Diante do cenário pandêmico, não há como pressupor, de uma análise acerca dos interesses envolvidos - Direito Social à Saúde e Liberdade Econômica -, que um se sobreponha sobre o outro, uma vez que a prevalência só existe após um juízo de ponderação com base no princípio da proporcionalidade e da necessidade de uma análise detida do caso concreto. Inexiste uma supremacia antecipada e automática.
O interesse público permeia as duas correntes, isto é, há interesse público tanto nas medidas que evitam a contaminação desenfreada do vírus, como também há nas medidas que protegem a economia de um fechamento total. Além disso, o direito à vida, bem como o direito à economia saudável representam dois importantes fatores de concretização da dignidade da pessoa humana.

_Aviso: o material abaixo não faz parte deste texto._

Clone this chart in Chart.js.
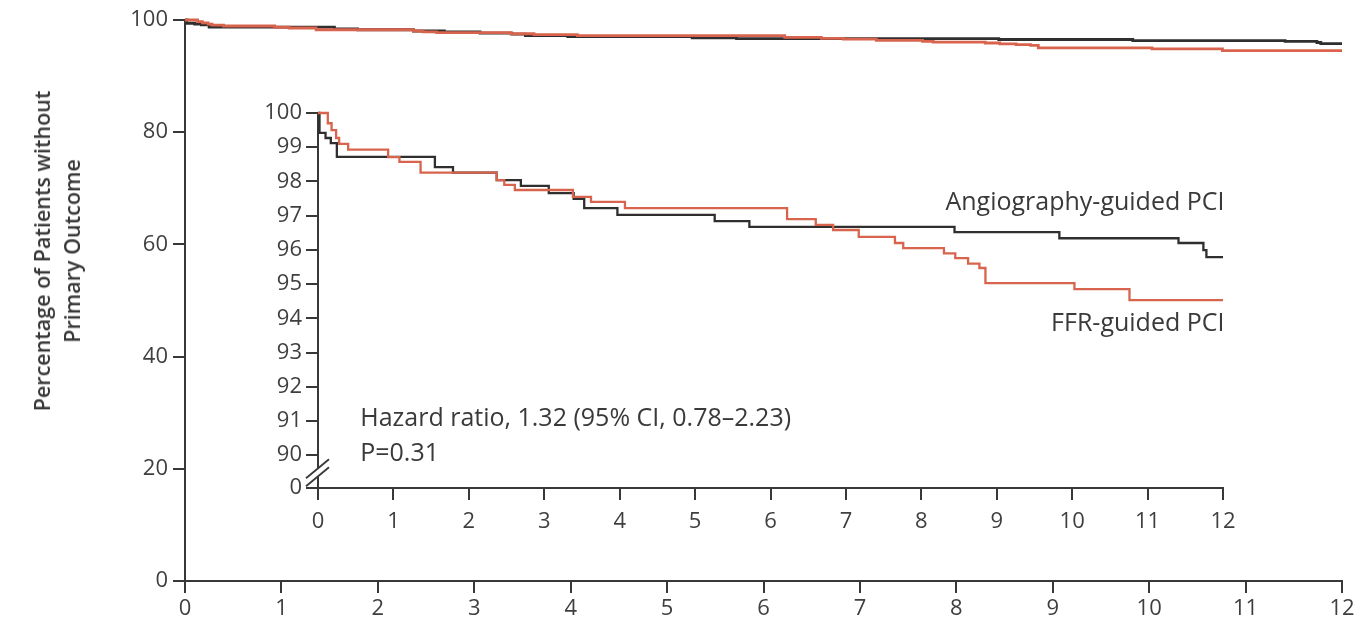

Isto porque, na sociedade contemporânea, os interesses são plurais, de forma que a dicotomia entre interesse público ou interesse privado não mais se mostra suficiente para solucionar os complexos casos concretos do dia a dia, pois como afirma Emerson Moura “todas as espécies de interesses são manifestações oriundas do corpo social e a elevação de inúmeros interesses privados à condição de direitos fundamentais, torna impossível determinar, por antecipação, qual delas irá sobrepor às demais.” (2014, p. 176)
Nesse sentido, é de interesse público aquela política que tem por base os valores constitucionais e busque realizar o máximo dos interesses em jogo, garantindo entre o direito à saúde e o direito à economia saudável aquela que for de melhor interesse público sempre à luz do caso concreto e observando o princípio da proporcionalidade.
É relevante se atentar à ideia de que “o interesse público comporta, desde a sua configuração constitucional, uma “imbricação” necessária aos interesses comuns da coletividade e particulares do indivíduo, que não permite se estabelecer a prevalência teórica e antecipada de um sobre outro, sem que reconduza o processo de aferição do interesse prevalecente à luz da Constituição (MOURA, 2014, p. 167).
Ademais, ambos os interesses (saúde e economia saudável) possuem conteúdo harmônico, uma vez que, mesmo que determinada política represente a concretização de alguma importante meta coletiva, como, por exemplo, a garantia da saúde pública, não terá como ser alcançada se resultar em violação à dignidade humana de uma única pessoa.
Com efeito, se há tensão, ou ao menos possibilidade apriorística de existência de tensão ou contradição entre o direito à saúde e o direito à economia saudável, ainda há um longo caminho a percorrer para que se cumpra com o princípio da dignidade humana. E, em havendo, a depender do caso concreto, eventual impossibilidade de tal conciliação, há que se buscar por algum procedimento legal específico pelo qual se supere o impasse, porque a oposição entre os interesses não é a regra.
Portanto, considerando o conflito entre o direito à saúde e o direito à economia saudável no contexto da pandemia, deve haver a “máxima realização dos interesses envolvidos como fundamento fim da atividade administrativa, chamando a atenção para o dever de ponderação dos interesses relevantes da Administração Pública” (2014, p. 176)
Destaco, ademais, duas lições deixadas por esta pandemia de COVID-19. A primeira delas é referente ao espírito de solidariedade que o povo brasileiro possui. Não há como deixar de salientar a corrente do bem que procurou ajudar aqueles que mais precisam, incluindo aqueles que tiveram alguma debilitação em sua saúde ou ainda aqueles que tiveram seus pequenos negócios atingidos pela crise econômica. Em segundo, é digna da mais nobre admiração a capacidade que o brasileiro possui de se reinventar, reconstituindo-se a partir do caos.